[INSTRUCTIONS FOR THE TASK]
The lines beneath this instruction, from the first through the one containing "const yTicks = [-40, -20, 0, 20, 40];", must be transcribed exactly; no other line belongs in the output.

──────── DATA LINES

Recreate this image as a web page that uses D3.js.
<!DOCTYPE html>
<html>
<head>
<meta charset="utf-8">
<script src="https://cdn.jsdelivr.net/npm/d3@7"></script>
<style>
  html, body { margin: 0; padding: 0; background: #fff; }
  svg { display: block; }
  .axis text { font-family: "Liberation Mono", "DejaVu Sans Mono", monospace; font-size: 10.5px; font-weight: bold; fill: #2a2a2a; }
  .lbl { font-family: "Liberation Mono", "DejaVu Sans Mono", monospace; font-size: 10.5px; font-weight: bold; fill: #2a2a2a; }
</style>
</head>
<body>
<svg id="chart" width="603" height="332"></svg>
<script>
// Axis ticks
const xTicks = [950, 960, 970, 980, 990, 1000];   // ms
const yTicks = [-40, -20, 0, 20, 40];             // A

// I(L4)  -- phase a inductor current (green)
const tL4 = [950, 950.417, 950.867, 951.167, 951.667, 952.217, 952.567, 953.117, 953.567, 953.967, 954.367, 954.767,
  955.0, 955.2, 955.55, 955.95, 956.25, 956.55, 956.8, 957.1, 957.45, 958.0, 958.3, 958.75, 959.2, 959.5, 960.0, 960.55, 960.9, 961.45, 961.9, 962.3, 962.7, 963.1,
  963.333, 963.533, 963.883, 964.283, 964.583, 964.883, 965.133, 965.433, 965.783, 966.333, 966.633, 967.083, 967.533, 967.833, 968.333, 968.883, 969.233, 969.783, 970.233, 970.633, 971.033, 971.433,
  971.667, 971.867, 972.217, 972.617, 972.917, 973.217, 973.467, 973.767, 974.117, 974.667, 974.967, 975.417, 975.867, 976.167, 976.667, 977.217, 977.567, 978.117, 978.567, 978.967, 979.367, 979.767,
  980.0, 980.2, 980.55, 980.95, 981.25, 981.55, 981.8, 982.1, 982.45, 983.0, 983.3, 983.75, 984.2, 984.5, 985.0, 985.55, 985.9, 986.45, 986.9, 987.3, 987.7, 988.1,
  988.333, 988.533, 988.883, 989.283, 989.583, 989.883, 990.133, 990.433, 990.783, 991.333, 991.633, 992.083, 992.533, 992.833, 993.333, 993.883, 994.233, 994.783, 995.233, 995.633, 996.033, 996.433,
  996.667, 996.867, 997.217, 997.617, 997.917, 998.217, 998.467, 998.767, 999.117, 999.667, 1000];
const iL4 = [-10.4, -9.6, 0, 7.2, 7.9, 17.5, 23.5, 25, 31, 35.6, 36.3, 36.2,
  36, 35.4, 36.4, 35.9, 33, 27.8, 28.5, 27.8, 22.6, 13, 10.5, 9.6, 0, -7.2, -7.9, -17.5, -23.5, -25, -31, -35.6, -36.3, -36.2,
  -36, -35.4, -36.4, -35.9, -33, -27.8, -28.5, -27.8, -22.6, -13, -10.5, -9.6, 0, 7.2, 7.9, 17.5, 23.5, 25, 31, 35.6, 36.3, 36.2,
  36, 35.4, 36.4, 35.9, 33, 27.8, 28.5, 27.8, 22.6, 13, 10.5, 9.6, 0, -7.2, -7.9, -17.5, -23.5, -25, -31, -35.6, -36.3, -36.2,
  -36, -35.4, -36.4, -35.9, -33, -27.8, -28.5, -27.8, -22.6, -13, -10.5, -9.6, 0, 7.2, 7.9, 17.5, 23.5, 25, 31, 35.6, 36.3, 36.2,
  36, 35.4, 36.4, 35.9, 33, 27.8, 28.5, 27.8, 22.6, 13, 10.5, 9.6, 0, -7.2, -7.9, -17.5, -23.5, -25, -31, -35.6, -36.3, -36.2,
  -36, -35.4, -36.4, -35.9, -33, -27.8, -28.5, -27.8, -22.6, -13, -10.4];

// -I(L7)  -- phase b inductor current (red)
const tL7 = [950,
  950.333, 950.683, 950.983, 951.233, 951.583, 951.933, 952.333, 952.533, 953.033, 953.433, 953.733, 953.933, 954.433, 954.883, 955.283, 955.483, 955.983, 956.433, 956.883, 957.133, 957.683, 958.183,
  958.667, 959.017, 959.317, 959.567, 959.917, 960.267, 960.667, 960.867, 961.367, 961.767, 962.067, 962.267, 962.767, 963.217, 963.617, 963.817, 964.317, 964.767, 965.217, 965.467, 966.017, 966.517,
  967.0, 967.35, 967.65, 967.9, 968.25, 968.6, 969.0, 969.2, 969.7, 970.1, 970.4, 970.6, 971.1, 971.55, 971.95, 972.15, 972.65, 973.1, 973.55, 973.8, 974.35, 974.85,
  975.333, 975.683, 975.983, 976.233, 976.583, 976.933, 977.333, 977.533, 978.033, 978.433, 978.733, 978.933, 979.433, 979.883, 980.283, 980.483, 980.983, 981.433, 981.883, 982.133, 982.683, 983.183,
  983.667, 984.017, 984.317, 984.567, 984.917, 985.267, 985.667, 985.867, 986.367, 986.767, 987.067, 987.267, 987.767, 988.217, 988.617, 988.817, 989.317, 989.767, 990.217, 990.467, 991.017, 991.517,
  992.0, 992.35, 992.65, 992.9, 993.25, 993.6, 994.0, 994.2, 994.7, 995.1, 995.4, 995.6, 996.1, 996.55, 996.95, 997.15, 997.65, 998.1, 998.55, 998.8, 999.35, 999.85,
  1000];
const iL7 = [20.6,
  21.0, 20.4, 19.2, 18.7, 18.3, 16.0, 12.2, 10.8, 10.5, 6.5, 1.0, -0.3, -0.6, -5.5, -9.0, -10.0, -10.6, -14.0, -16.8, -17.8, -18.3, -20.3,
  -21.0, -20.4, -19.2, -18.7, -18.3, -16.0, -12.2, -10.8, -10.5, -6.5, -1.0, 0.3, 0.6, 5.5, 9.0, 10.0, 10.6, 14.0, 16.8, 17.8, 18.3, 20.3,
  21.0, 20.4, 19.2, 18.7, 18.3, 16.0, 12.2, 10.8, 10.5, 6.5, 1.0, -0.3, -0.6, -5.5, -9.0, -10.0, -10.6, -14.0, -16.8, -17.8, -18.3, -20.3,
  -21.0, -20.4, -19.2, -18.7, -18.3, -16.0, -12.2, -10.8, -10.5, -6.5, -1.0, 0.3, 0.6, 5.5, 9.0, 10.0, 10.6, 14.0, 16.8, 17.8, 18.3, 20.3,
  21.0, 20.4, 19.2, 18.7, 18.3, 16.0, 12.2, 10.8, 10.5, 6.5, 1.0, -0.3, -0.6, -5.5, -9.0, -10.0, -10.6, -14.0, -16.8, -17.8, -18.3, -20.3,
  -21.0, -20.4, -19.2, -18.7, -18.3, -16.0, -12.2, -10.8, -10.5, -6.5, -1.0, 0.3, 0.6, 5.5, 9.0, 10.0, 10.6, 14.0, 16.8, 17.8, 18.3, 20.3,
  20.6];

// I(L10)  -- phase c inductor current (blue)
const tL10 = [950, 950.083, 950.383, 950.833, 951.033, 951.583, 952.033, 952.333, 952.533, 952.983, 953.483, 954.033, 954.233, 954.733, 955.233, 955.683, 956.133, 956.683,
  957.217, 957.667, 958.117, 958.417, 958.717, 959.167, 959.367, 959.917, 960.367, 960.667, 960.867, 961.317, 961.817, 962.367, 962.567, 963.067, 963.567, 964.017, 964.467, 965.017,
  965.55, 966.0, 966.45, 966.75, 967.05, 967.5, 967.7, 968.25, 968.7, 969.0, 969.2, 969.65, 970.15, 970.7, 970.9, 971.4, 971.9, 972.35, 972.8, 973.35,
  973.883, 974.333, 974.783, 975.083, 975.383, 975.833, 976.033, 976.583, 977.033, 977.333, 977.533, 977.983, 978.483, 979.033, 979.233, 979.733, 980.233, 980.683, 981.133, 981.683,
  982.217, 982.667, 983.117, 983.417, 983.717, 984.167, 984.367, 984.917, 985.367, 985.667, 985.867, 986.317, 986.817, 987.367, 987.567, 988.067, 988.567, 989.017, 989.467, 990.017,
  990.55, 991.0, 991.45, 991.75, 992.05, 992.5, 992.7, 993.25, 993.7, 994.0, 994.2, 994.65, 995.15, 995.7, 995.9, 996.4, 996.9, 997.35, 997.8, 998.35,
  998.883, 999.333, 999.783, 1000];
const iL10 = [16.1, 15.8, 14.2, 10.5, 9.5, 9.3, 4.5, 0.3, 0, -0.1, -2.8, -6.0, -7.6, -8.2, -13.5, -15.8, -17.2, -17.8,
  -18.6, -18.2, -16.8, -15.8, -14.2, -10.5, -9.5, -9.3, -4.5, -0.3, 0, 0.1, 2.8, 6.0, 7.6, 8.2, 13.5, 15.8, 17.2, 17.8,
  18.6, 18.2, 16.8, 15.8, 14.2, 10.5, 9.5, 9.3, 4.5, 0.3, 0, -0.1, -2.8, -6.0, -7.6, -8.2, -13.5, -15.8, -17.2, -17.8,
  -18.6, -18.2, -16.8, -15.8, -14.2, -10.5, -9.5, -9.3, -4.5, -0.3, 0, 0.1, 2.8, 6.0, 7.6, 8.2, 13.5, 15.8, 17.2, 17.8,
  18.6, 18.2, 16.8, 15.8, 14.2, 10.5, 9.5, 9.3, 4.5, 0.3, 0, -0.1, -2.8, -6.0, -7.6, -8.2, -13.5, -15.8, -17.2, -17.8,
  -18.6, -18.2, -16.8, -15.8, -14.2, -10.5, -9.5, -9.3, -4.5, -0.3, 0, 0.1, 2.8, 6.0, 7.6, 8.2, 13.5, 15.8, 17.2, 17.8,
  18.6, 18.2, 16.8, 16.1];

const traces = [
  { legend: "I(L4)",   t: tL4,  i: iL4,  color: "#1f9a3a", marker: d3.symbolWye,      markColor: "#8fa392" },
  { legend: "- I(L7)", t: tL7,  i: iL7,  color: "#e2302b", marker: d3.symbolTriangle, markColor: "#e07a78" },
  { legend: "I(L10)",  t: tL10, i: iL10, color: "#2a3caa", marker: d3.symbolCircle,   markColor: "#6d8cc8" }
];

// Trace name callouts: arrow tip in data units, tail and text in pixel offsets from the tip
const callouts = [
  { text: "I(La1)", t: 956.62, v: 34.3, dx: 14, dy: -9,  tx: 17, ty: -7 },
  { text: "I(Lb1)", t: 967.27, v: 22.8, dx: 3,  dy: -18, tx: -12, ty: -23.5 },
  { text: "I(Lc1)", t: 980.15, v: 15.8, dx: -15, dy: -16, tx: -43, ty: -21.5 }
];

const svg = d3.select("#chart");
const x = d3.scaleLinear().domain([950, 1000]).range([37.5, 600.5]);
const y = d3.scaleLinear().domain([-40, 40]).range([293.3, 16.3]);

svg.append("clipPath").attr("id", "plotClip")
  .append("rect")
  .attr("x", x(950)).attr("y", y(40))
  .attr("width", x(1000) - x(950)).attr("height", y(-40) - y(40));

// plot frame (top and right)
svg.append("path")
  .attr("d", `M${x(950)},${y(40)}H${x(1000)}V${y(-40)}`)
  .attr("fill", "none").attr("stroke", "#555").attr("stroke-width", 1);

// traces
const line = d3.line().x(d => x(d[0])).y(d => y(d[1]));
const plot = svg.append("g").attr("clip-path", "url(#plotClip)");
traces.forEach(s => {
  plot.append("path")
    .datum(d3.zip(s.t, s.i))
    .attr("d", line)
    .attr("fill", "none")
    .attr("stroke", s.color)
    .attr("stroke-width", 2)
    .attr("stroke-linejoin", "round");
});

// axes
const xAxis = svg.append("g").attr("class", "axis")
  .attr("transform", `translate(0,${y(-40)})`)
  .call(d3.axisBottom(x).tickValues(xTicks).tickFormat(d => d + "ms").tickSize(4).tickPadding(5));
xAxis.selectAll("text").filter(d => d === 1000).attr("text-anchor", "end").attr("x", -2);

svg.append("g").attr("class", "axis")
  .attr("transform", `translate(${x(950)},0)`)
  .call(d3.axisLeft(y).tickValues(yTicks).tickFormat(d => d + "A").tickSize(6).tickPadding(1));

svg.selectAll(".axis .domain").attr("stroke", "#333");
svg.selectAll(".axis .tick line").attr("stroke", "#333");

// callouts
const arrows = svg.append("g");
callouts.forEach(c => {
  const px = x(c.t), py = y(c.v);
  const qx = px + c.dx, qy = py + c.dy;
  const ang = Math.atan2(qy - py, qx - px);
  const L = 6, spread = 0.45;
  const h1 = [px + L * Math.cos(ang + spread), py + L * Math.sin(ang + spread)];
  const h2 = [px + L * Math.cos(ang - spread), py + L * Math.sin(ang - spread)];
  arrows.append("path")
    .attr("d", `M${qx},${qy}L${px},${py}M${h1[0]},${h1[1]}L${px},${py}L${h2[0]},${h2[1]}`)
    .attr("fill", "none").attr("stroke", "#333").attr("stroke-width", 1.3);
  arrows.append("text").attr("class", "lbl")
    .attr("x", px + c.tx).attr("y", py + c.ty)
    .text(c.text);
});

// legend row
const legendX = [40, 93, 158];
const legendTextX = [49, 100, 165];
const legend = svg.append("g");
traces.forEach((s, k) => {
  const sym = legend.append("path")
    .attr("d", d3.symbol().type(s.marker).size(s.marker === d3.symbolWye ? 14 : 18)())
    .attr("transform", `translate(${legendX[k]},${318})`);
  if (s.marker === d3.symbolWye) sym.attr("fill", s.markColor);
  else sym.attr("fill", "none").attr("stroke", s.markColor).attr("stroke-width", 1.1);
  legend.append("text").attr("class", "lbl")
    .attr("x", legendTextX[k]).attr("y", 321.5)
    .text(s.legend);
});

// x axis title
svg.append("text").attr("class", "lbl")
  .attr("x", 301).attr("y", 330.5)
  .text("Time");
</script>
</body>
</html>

────────────────

[EXERCISE RESPONSE]
Recreate this image as a web page that uses D3.js.
<!DOCTYPE html>
<html>
<head>
<meta charset="utf-8">
<script src="https://cdn.jsdelivr.net/npm/d3@7"></script>
<style>
  html, body { margin: 0; padding: 0; background: #fff; }
  svg { display: block; }
  .axis text { font-family: "Liberation Mono", "DejaVu Sans Mono", monospace; font-size: 10.5px; font-weight: bold; fill: #2a2a2a; }
  .lbl { font-family: "Liberation Mono", "DejaVu Sans Mono", monospace; font-size: 10.5px; font-weight: bold; fill: #2a2a2a; }
</style>
</head>
<body>
<svg id="chart" width="603" height="332"></svg>
<script>
// Axis ticks
const xTicks = [950, 960, 970, 980, 990, 1000];   // ms
const yTicks = [-40, -20, 0, 20, 40];             // A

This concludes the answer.